It is not for no reason that Ghana is called as 'Africa for beginners' as it is one of the most welcoming, hospitable and safe countries to visit. With stunning beaches, rich wild-life, incredible national parks topped with a vibrant cultural heritage, there is a lot to explore and understand in this West-African nation. It is impossible to narrow down as to why Ghana is such a charming place as there are far too many attractions that makes it a compelling destination to plan a trip to.
Begin the holiday by first hitting Accra, the country's capital. The largest city of the nation is a sprawling metropolis housing around 2 million inhabitants. It is a mix of modern buildings, shanty towns, occasional castle and numerous bustling markets. Some of the notable attractions that ought to be visited are: the National Museum (exhibits talking about Ghana's culture and history including the slave trade and Ashanti Kingdom), Kwame Nkrumah Memorial Park (One will find a monument dedicated to the nation's first president - Kwame Nkrumah as well as his mausoleum where he is buried along with a small museum devoted to him) and Independent Square (commemorates Ghanian independence from British in 1957 and sports an eternal flame). Beach-a-holics can lounge around in the many beaches housed there such as Labadi Beach, Coco Beach and Bojo Beach.

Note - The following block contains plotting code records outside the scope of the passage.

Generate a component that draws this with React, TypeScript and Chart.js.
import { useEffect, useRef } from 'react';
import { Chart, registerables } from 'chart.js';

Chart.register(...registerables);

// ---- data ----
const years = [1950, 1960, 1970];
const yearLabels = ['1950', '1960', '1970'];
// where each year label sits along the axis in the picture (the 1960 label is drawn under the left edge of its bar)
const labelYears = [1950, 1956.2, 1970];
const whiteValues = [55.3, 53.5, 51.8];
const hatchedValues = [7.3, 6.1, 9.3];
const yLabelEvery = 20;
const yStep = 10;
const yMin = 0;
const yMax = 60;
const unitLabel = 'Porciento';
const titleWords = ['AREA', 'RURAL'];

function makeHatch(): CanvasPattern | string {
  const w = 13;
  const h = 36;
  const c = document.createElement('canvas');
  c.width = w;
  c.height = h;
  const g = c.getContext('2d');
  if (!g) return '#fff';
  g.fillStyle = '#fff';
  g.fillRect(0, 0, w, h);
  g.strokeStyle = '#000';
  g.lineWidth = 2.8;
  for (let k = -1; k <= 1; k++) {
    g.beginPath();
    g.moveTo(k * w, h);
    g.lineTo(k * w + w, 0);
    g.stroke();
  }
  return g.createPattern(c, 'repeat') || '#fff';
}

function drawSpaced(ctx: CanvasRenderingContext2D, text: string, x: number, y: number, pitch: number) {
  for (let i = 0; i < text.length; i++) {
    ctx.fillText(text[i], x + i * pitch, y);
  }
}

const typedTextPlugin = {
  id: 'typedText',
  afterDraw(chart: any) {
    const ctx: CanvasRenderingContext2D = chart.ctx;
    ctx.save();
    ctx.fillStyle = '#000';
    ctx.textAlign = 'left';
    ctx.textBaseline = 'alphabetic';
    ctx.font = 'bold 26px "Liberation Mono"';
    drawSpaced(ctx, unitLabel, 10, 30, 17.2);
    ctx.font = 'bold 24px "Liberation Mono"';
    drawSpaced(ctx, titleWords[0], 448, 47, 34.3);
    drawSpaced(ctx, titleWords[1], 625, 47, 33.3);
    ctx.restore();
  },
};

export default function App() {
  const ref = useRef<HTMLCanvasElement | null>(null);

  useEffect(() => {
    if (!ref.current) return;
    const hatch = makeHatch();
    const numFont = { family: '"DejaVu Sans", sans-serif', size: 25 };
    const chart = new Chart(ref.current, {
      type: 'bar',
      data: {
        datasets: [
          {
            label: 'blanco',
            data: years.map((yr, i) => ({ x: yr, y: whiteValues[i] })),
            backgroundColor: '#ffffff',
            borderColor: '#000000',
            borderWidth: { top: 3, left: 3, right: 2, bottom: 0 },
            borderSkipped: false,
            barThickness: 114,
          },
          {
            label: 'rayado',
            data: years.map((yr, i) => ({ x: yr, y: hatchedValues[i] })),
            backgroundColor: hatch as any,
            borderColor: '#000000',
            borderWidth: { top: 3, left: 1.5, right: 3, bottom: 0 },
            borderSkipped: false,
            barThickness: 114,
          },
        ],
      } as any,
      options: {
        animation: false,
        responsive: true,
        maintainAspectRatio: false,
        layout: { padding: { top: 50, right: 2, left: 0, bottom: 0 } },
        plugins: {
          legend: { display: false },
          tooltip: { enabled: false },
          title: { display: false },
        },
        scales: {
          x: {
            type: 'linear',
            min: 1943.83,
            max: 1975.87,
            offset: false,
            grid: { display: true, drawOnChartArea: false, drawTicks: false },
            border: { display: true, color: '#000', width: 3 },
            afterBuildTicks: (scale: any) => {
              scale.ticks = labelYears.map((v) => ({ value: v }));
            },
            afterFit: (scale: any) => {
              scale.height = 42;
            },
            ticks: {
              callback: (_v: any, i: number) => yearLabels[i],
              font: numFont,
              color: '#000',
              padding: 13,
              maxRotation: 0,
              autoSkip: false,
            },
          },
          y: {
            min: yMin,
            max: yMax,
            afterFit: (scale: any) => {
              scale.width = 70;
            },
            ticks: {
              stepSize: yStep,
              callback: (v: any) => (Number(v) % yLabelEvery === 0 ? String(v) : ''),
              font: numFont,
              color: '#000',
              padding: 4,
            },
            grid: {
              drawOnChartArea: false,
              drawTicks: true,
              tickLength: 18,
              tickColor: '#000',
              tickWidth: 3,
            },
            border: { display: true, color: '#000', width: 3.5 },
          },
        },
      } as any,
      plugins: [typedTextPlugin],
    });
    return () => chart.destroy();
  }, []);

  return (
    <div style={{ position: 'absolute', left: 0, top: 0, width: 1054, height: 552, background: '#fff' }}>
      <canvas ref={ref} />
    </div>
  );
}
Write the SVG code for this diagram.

Those who are inclined to learn more about the slave trade ought to visit Ghana's Atlantic Coast that is brimming with old forts (castles) that were built by various European traders during the 17th century. Cape Coast Castle is one among the 40-odd 'slave castles' that are erected on the Gold Coast of West Africa (now Ghana). They were used to hold slaves prior to them being shipped off and sold in the Americas, particularly the Caribbean. This 'gate of no return' was seen as the final stop before they crossed the Atlantic Ocean. Today, it is a museum where one can educate themselves about the history of slave-trade and local culture.
Take a trip to Elmina, a beautiful fishing town that is known to be home to one of the country's top attractions - St. George's Castle. The museum and guided tours through the dungeons will offer a glimpse of the history of the place including more knowledge on the gruesome slave trade. Head over to Kumasi, former capital of Ghana's Ashanti Kingdom and the second-largest city of the country. The gold jewellery and trinkets from this metropolis are world-famous as is their local Kente cloth and wood-carved stools. Some of them can be seen at the National Culture Center as well as other craft villages on the outskirts of Kumasi. History aficionados will enjoy exploring the Manhyia Palace Museum.
Need some quiet time? Then spend some time sitting by Lake Volta (or Volta Lake) - the biggest man-made lake in the globe. Those who are adventurous can take a passenger boat that runs the entire length of the lake between Akosombo in the South to Yeji in the North with the entire journey taking about 24 hours one way. If you're a wild-life enthusiast, then don't forget to head out to at least few of the national parks residing in Ghana. Kakum National Park is a dense tropical jungle in southern Ghana and the woods is home to more than 40 species including elephants, mona meerkats and civets including over 250 different bird species. Another incredible location to visit is the Mole National Park. Ghana's largest wild-life park is situated in north western Ghana. Apart from the large number of elephants, there are several other animals glimpsed there as well such as roan antelopes, warthogs, hyenas and so forth.
When it comes to shopping, there are urban shopping centers found in big cities such as the sprawling Accra Mall. But the true charm of the country lies in exploring the traditional markets for local goods such as the colorful Makola Market in Accra or the bustling Kejetia Market where one can procure the famous Kente Cloth in affordable rates.
As for cuisine, be sure to dig into a few of their local specialities in 'Chop Bars' where one will be served either rice or other local staples such as Kenkey (Firm ball of fermented maize boiled in plantain leaves along with a spicy tomato sauce or hot peppers and fried tilapia) together with a meat or vegetable sauce. Some of the local drinks are Pito - beer brewed in the Northern region and is prepared from millet or Palm wine - potent wine made from the sap of palm trees.
The stay options in Ghana are abundant with those who are heavy on the pocket opting for the best luxury hotels. Budget travellers and backpackers can choose modest accommodations and cheap apartments.
Ghana experiences tropical climate. The best time to visit would be from July to August and November to March for it a relatively dry period in Ghana during those months.